Daniels first moved in last fall, alongside two other students from Western University's faculty of music. The deal was that she and her fellow students got a free place to live, in exchange for spending between 10 and 12 hours a week performing for residents.
Oakcrossing also provided three free meals a week, with the hope that the students would sit and visit with their neighbours as they ate.
Those shared mealtimes quickly became a highlight for Daniels.
"I ended up making friends. So on occasional weeks I could be found more than three times [a week], drinking coffee while everybody's eating. [I would] be sharing their company," she said.
The first year of the project was so successful that peopleCare Communities, which owns Oakcrossing, hopes to implement a similar program at an upcoming retirement home in Kitchener-Waterloo.
"The music, the rapport between the different generations, it's truly become part of our home," said Carol Bradley, executive director of Oakcrossing.

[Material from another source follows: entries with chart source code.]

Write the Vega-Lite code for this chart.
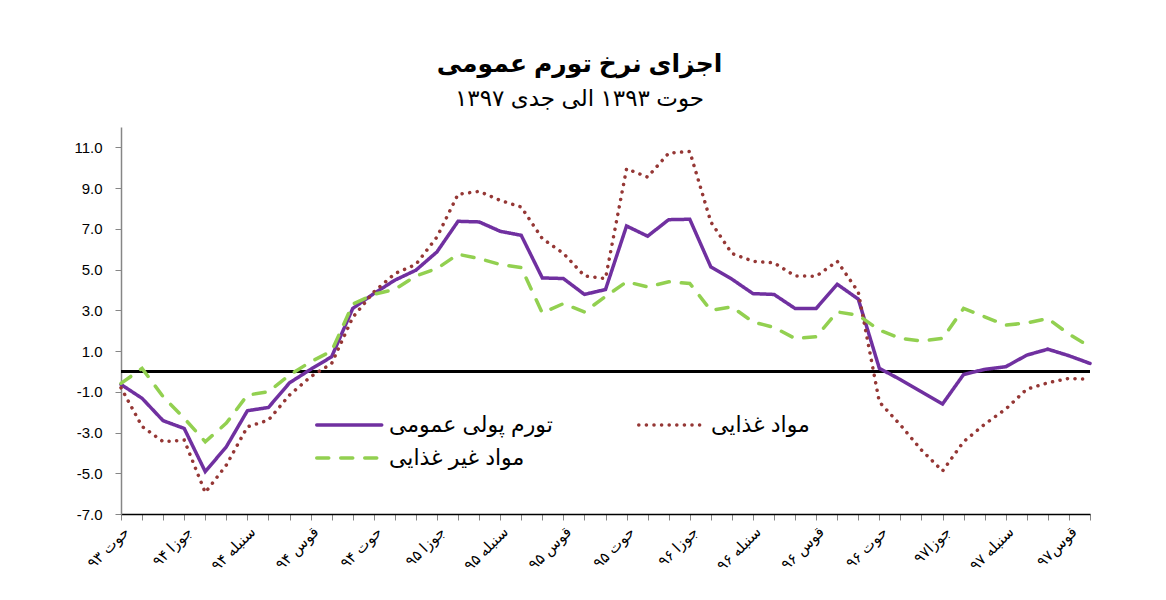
{
  "$schema": "https://vega.github.io/schema/vega-lite/v6.json",
  "width": 969,
  "height": 387,
  "autosize": {"type": "none"},
  "padding": {"left": 121, "top": 127, "right": 76, "bottom": 86},
  "background": "white",
  "config": {"view": {"stroke": null}, "font": "Liberation Sans, DejaVu Sans"},
  "title": {
    "text": "اجزای نرخ تورم عمومی",
    "subtitle": "حوت ۱۳۹۳ الی جدی ۱۳۹۷",
    "fontSize": 25,
    "fontWeight": "bold",
    "subtitleFontSize": 23,
    "color": "black",
    "subtitleColor": "black",
    "font": "Liberation Sans, DejaVu Sans",
    "subtitleFont": "Liberation Sans, DejaVu Sans",
    "dx": -26,
    "offset": 16,
    "subtitlePadding": 11
  },
  "data": {
    "values": [
      {"month": "حوت ۹۳", "تورم پولی  عمومی": -0.64, "مواد غذایی": -0.8, "مواد غیر غذایی": -0.59},
      {"month": "حمل ۹۴", "تورم پولی  عمومی": -1.32, "مواد غذایی": -2.7, "مواد غیر غذایی": 0.15},
      {"month": "ثور ۹۴", "تورم پولی  عمومی": -2.42, "مواد غذایی": -3.45, "مواد غیر غذایی": -1.24},
      {"month": "جوزا ۹۴", "تورم پولی  عمومی": -2.8, "مواد غذایی": -3.37, "مواد غیر غذایی": -2.3},
      {"month": "سرطان ۹۴", "تورم پولی  عمومی": -4.92, "مواد غذایی": -5.95, "مواد غیر غذایی": -3.45},
      {"month": "اسد ۹۴", "تورم پولی  عمومی": -3.7, "مواد غذایی": -4.6, "مواد غیر غذایی": -2.54},
      {"month": "سنبله ۹۴", "تورم پولی  عمومی": -1.93, "مواد غذایی": -2.72, "مواد غیر غذایی": -1.16},
      {"month": "میزان ۹۴", "تورم پولی  عمومی": -1.77, "مواد غذایی": -2.39, "مواد غیر غذایی": -1.0},
      {"month": "عقرب ۹۴", "تورم پولی  عمومی": -0.56, "مواد غذایی": -1.16, "مواد غیر غذایی": -0.18},
      {"month": "قوس ۹۴", "تورم پولی  عمومی": 0.1, "مواد غذایی": -0.26, "مواد غیر غذایی": 0.47},
      {"month": "جدی ۹۴", "تورم پولی  عمومی": 0.72, "مواد غذایی": 0.39, "مواد غیر غذایی": 1.0},
      {"month": "دلو ۹۴", "تورم پولی  عمومی": 3.09, "مواد غذایی": 2.65, "مواد غیر غذایی": 3.3},
      {"month": "حوت ۹۴", "تورم پولی  عمومی": 3.82, "مواد غذایی": 3.9, "مواد غیر غذایی": 3.78},
      {"month": "حمل ۹۵", "تورم پولی  عمومی": 4.48, "مواد غذایی": 4.8, "مواد غیر غذایی": 4.03},
      {"month": "ثور ۹۵", "تورم پولی  عمومی": 4.97, "مواد غذایی": 5.25, "مواد غیر غذایی": 4.69},
      {"month": "جوزا ۹۵", "تورم پولی  عمومی": 5.87, "مواد غذایی": 6.6, "مواد غیر غذایی": 5.05},
      {"month": "سرطان ۹۵", "تورم پولی  عمومی": 7.37, "مواد غذایی": 8.7, "مواد غیر غذایی": 5.75},
      {"month": "اسد ۹۵", "تورم پولی  عمومی": 7.34, "مواد غذایی": 8.84, "مواد غیر غذایی": 5.54},
      {"month": "سنبله ۹۵", "تورم پولی  عمومی": 6.88, "مواد غذایی": 8.4, "مواد غیر غذایی": 5.25},
      {"month": "میزان ۹۵", "تورم پولی  عمومی": 6.68, "مواد غذایی": 8.07, "مواد غیر غذایی": 5.1},
      {"month": "عقرب ۹۵", "تورم پولی  عمومی": 4.59, "مواد غذایی": 6.52, "مواد غیر غذایی": 2.87},
      {"month": "قوس ۹۵", "تورم پولی  عمومی": 4.56, "مواد غذایی": 5.8, "مواد غیر غذایی": 3.33},
      {"month": "جدی ۹۵", "تورم پولی  عمومی": 3.78, "مواد غذایی": 4.69, "مواد غیر غذایی": 2.92},
      {"month": "دلو ۹۵", "تورم پولی  عمومی": 4.02, "مواد غذایی": 4.56, "مواد غیر غذایی": 3.68},
      {"month": "حوت ۹۵", "تورم پولی  عمومی": 7.14, "مواد غذایی": 9.95, "مواد غیر غذایی": 4.4},
      {"month": "حمل ۹۶", "تورم پولی  عمومی": 6.64, "مواد غذایی": 9.54, "مواد غیر غذایی": 4.15},
      {"month": "ثور ۹۶", "تورم پولی  عمومی": 7.45, "مواد غذایی": 10.72, "مواد غیر غذایی": 4.4},
      {"month": "جوزا ۹۶", "تورم پولی  عمومی": 7.47, "مواد غذایی": 10.8, "مواد غیر غذایی": 4.32},
      {"month": "سرطان ۹۶", "تورم پولی  عمومی": 5.13, "مواد غذایی": 7.34, "مواد غیر غذایی": 3.0},
      {"month": "اسد ۹۶", "تورم پولی  عمومی": 4.53, "مواد غذایی": 5.79, "مواد غیر غذایی": 3.17},
      {"month": "سنبله ۹۶", "تورم پولی  عمومی": 3.82, "مواد غذایی": 5.41, "مواد غیر غذایی": 2.43},
      {"month": "میزان ۹۶", "تورم پولی  عمومی": 3.78, "مواد غذایی": 5.33, "مواد غیر غذایی": 2.16},
      {"month": "عقرب ۹۶", "تورم پولی  عمومی": 3.09, "مواد غذایی": 4.69, "مواد غیر غذایی": 1.62},
      {"month": "قوس ۹۶", "تورم پولی  عمومی": 3.09, "مواد غذایی": 4.67, "مواد غیر غذایی": 1.7},
      {"month": "جدی ۹۶", "تورم پولی  عمومی": 4.28, "مواد غذایی": 5.41, "مواد غیر غذایی": 2.92},
      {"month": "دلو ۹۶", "تورم پولی  عمومی": 3.55, "مواد غذایی": 3.9, "مواد غیر غذایی": 2.76},
      {"month": "حوت ۹۶", "تورم پولی  عمومی": 0.15, "مواد غذایی": -1.5, "مواد غیر غذایی": 2.03},
      {"month": "حمل ۹۷", "تورم پولی  عمومی": -0.4, "مواد غذایی": -2.63, "مواد غیر غذایی": 1.62},
      {"month": "ثور ۹۷", "تورم پولی  عمومی": -1.0, "مواد غذایی": -3.86, "مواد غیر غذایی": 1.5},
      {"month": "جوزا۹۷", "تورم پولی  عمومی": -1.6, "مواد غذایی": -4.89, "مواد غیر غذایی": 1.62},
      {"month": "سرطان ۹۷", "تورم پولی  عمومی": -0.15, "مواد غذایی": -3.45, "مواد غیر غذایی": 3.09},
      {"month": "اسد ۹۷", "تورم پولی  عمومی": 0.1, "مواد غذایی": -2.59, "مواد غیر غذایی": 2.68},
      {"month": "سنبله ۹۷", "تورم پولی  عمومی": 0.23, "مواد غذایی": -1.85, "مواد غیر غذایی": 2.27},
      {"month": "میزان ۹۷", "تورم پولی  عمومی": 0.8, "مواد غذایی": -0.87, "مواد غیر غذایی": 2.38},
      {"month": "عقرب ۹۷", "تورم پولی  عمومی": 1.09, "مواد غذایی": -0.56, "مواد غیر غذایی": 2.6},
      {"month": "قوس۹۷", "تورم پولی  عمومی": 0.77, "مواد غذایی": -0.34, "مواد غیر غذایی": 1.83},
      {"month": "جدی ۹۷", "تورم پولی  عمومی": 0.39, "مواد غذایی": -0.39, "مواد غیر غذایی": 1.21}
    ]
  },
  "layer": [
    {
      "mark": {"type": "rule", "color": "black", "strokeWidth": 3},
      "encoding": {"y": {"datum": 0, "type": "quantitative"}}
    },
    {
      "transform": [{"fold": ["تورم پولی  عمومی", "مواد غذایی", "مواد غیر غذایی"], "as": ["series", "value"]}],
      "mark": {"type": "line", "strokeWidth": 3.5, "strokeCap": "round"},
      "encoding": {
        "x": {
          "field": "month",
          "type": "ordinal",
          "sort": null,
          "scale": {"type": "point", "padding": 0},
          "axis": {
            "title": null,
            "labelAngle": -45,
            "labelFontSize": 15,
            "labelColor": "black",
            "labelFont": "Liberation Sans, DejaVu Sans",
            "labelOverlap": false,
            "labelPadding": 4,
            "domainColor": "black",
            "domainWidth": 1.5,
            "tickColor": "#868686",
            "tickSize": 6,
            "grid": false,
            "labelExpr": "indexof(['حوت ۹۳','جوزا ۹۴','سنبله ۹۴','قوس ۹۴','حوت ۹۴','جوزا ۹۵','سنبله ۹۵','قوس ۹۵','حوت ۹۵','جوزا ۹۶','سنبله ۹۶','قوس ۹۶','حوت ۹۶','جوزا۹۷','سنبله ۹۷','قوس۹۷'], datum.value) >= 0 ? datum.value : ''"
          }
        },
        "y": {
          "field": "value",
          "type": "quantitative",
          "scale": {"domain": [-7, 12], "nice": false, "zero": false},
          "axis": {
            "title": null,
            "values": [-7, -5, -3, -1, 1, 3, 5, 7, 9, 11],
            "labelExpr": "replace(format(datum.value, '.1f'), '−', '-')",
            "labelFontSize": 15,
            "labelColor": "black",
            "labelFont": "Liberation Sans",
            "labelPadding": 13,
            "domainColor": "#868686",
            "domainWidth": 1.5,
            "tickColor": "#868686",
            "tickSize": 6,
            "grid": false
          }
        },
        "color": {
          "field": "series",
          "type": "nominal",
          "scale": {"domain": ["تورم پولی  عمومی", "مواد غذایی", "مواد غیر غذایی"], "range": ["#7030A0", "#953735", "#92D050"]},
          "legend": {
            "orient": "none",
            "direction": "horizontal",
            "legendX": 194,
            "legendY": 280,
            "columns": 2,
            "columnPadding": 72,
            "rowPadding": 4,
            "title": null,
            "symbolType": "M-1,0H3",
            "symbolSize": 1056,
            "symbolStrokeWidth": 3.5,
            "labelFontSize": 22,
            "labelColor": "black",
            "labelFont": "Liberation Sans, DejaVu Sans",
            "labelLimit": 400,
            "labelOffset": 38,
            "encode": {"symbols": {"update": {"strokeCap": {"value": "round"}}}}
          }
        },
        "strokeDash": {
          "field": "series",
          "type": "nominal",
          "scale": {"domain": ["تورم پولی  عمومی", "مواد غذایی", "مواد غیر غذایی"], "range": [[1, 0], [0.1, 7.5], [12, 12]]},
          "legend": {
            "orient": "none",
            "direction": "horizontal",
            "legendX": 194,
            "legendY": 280,
            "columns": 2,
            "columnPadding": 72,
            "rowPadding": 4,
            "title": null,
            "symbolType": "M-1,0H3",
            "symbolSize": 1056,
            "symbolStrokeWidth": 3.5,
            "labelFontSize": 22,
            "labelColor": "black",
            "labelFont": "Liberation Sans, DejaVu Sans",
            "labelLimit": 400,
            "labelOffset": 38,
            "encode": {"symbols": {"update": {"strokeCap": {"value": "round"}}}}
          }
        }
      }
    }
  ]
}
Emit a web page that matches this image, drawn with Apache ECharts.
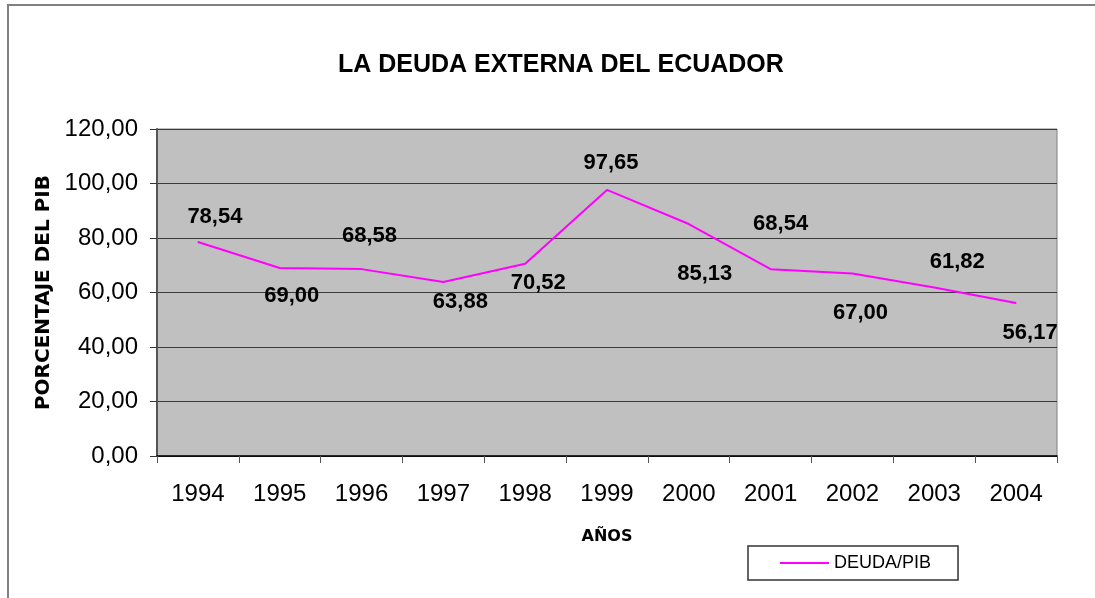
<!DOCTYPE html>
<html>
<head>
<meta charset="UTF-8">
<title>deuda_externa</title>
<script src="https://cdn.jsdelivr.net/npm/echarts@6/dist/echarts.min.js"></script>
<style>
  html, body { margin: 0; padding: 0; background: #fff; }
  #main { width: 1095px; height: 598px; }
</style>
</head>
<body>
<div id="main"></div>
<script>
// datos
var years = ['1994', '1995', '1996', '1997', '1998', '1999', '2000', '2001', '2002', '2003', '2004'];
var deudaPib = [78.54, 69.00, 68.58, 63.88, 70.52, 97.65, 85.13, 68.54, 67.00, 61.82, 56.17];
var yTicks = [0, 20, 40, 60, 80, 100, 120];

// desplazamiento de las etiquetas (como en el original)
var labelShift = [[17, -25], [12, 28], [8, -33], [17, 20], [13, 19], [4, -27], [16, 50], [10, -45], [8, 40], [23, -26], [14, 30]];

function coma(v) {
  return v.toFixed(2).replace('.', ',');
}

var points = deudaPib.map(function (v, i) {
  return {
    value: v,
    label: { offset: labelShift[i] }
  };
});

var myChart = echarts.init(document.getElementById('main'));
var option = {
  animation: false,
  backgroundColor: '#ffffff',
  title: {
    text: 'LA DEUDA EXTERNA DEL ECUADOR',
    left: 333,
    top: 48,
    textStyle: { fontFamily: 'Liberation Sans', fontWeight: 'bold', fontSize: 25, color: '#000' }
  },
  graphic: [{
    type: 'polyline',
    shape: { points: [[8, 598], [8, 5], [1095, 5]] },
    style: { stroke: '#808080', lineWidth: 2, fill: null }
  }],
  legend: {
    data: ['DEUDA/PIB'],
    left: 748,
    top: 546,
    orient: 'horizontal',
    borderColor: '#333',
    borderWidth: 1.5,
    padding: [8, 27, 8, 31],
    itemWidth: 49,
    itemHeight: 16,
    itemGap: 4,
    itemStyle: { opacity: 0 },
    textStyle: { fontFamily: 'Liberation Sans', fontSize: 18, color: '#000' }
  },
  grid: {
    left: 157,
    right: 38,
    top: 129,
    bottom: 142,
    show: true,
    backgroundColor: '#c0c0c0',
    borderColor: '#808080',
    borderWidth: 1
  },
  xAxis: {
    type: 'category',
    data: years,
    boundaryGap: true,
    name: 'AÑOS',
    nameLocation: 'middle',
    nameGap: 73,
    nameTextStyle: { fontFamily: 'DejaVu Sans', fontWeight: 'bold', fontSize: 16, color: '#000' },
    axisLine: { lineStyle: { color: '#000', width: 1.5 } },
    axisTick: { show: true, length: 7, lineStyle: { color: '#555' } },
    axisLabel: { margin: 26, fontFamily: 'Liberation Sans', fontSize: 24, color: '#000' }
  },
  yAxis: {
    type: 'value',
    min: yTicks[0],
    max: yTicks[yTicks.length - 1],
    interval: 20,
    name: 'PORCENTAJE DEL PIB',
    nameLocation: 'middle',
    nameRotate: 90,
    nameGap: 102,
    nameTextStyle: { fontFamily: 'DejaVu Sans', fontWeight: 'bold', fontSize: 20, color: '#000' },
    axisLine: { show: true, lineStyle: { color: '#555', width: 2 } },
    axisTick: { show: true, length: 7, lineStyle: { color: '#333' } },
    axisLabel: {
      margin: 19,
      fontFamily: 'Liberation Sans',
      fontSize: 24,
      color: '#000',
      formatter: function (v) { return coma(v); }
    },
    splitLine: { lineStyle: { color: '#3a3a3a', width: 1 } }
  },
  series: [{
    name: 'DEUDA/PIB',
    type: 'line',
    data: points,
    symbol: 'circle',
    symbolSize: 1,
    itemStyle: { color: '#ff00ff' },
    lineStyle: { color: '#ff00ff', width: 2 },
    label: {
      show: true,
      position: 'inside',
      fontFamily: 'Liberation Sans',
      fontWeight: 'bold',
      fontSize: 22,
      color: '#000',
      formatter: function (p) { return coma(p.value); }
    }
  }]
};
myChart.setOption(option);
</script>
</body>
</html>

What you learn living in a retirement home
As a graduate student, Daniels said she can feel ambivalent about her choice of profession, and often has a 'love-hate' relationship with music. Living at Oakcrossing and seeing residents respond to her performances helps her rediscover the joy in what she does.
Sometimes the residents will sit and listen, other times they may even practice a bit of ballroom dancing.
"They become touched by it. They listen to a melody and they're thrown back into a moment of nostalgia, or memory of time with their partner," said Daniels. "And that right there kind of just rekindles the fire within me."
Although Daniels is still in her twenties, she said living with her elders has also helped her prepare for her own retirement years. She said she's made notes to save for her later years, and to maintain close family relationships.
Her roommates have also taught her to worry less about what people think.
They like you for your eccentricities and whatnot. It's like full acceptance.- Kristal Daniels
"I'm worried about doing the wrong thing, saying the wrong thing, being misinterpreted when I'm with younger people," she said, adding that residents at Oakcrossing have a more laissez-faire attitude.
"They like you for your eccentricities and whatnot. It's like full acceptance."
This live-and-let-live attitude helps when she has moments of doubt about her chosen career. Working as a musician can be an unstable way to make a living, and Daniels said she often worries about what the future holds.
"The information I get from them is it doesn't matter what other people think of what you're doing," she said.
"As long as you're happy doing what you love then the reward will eventually pay out, but the immediate reward is that you don't become unhappy for trying to fit into someone else's shell of what you should be."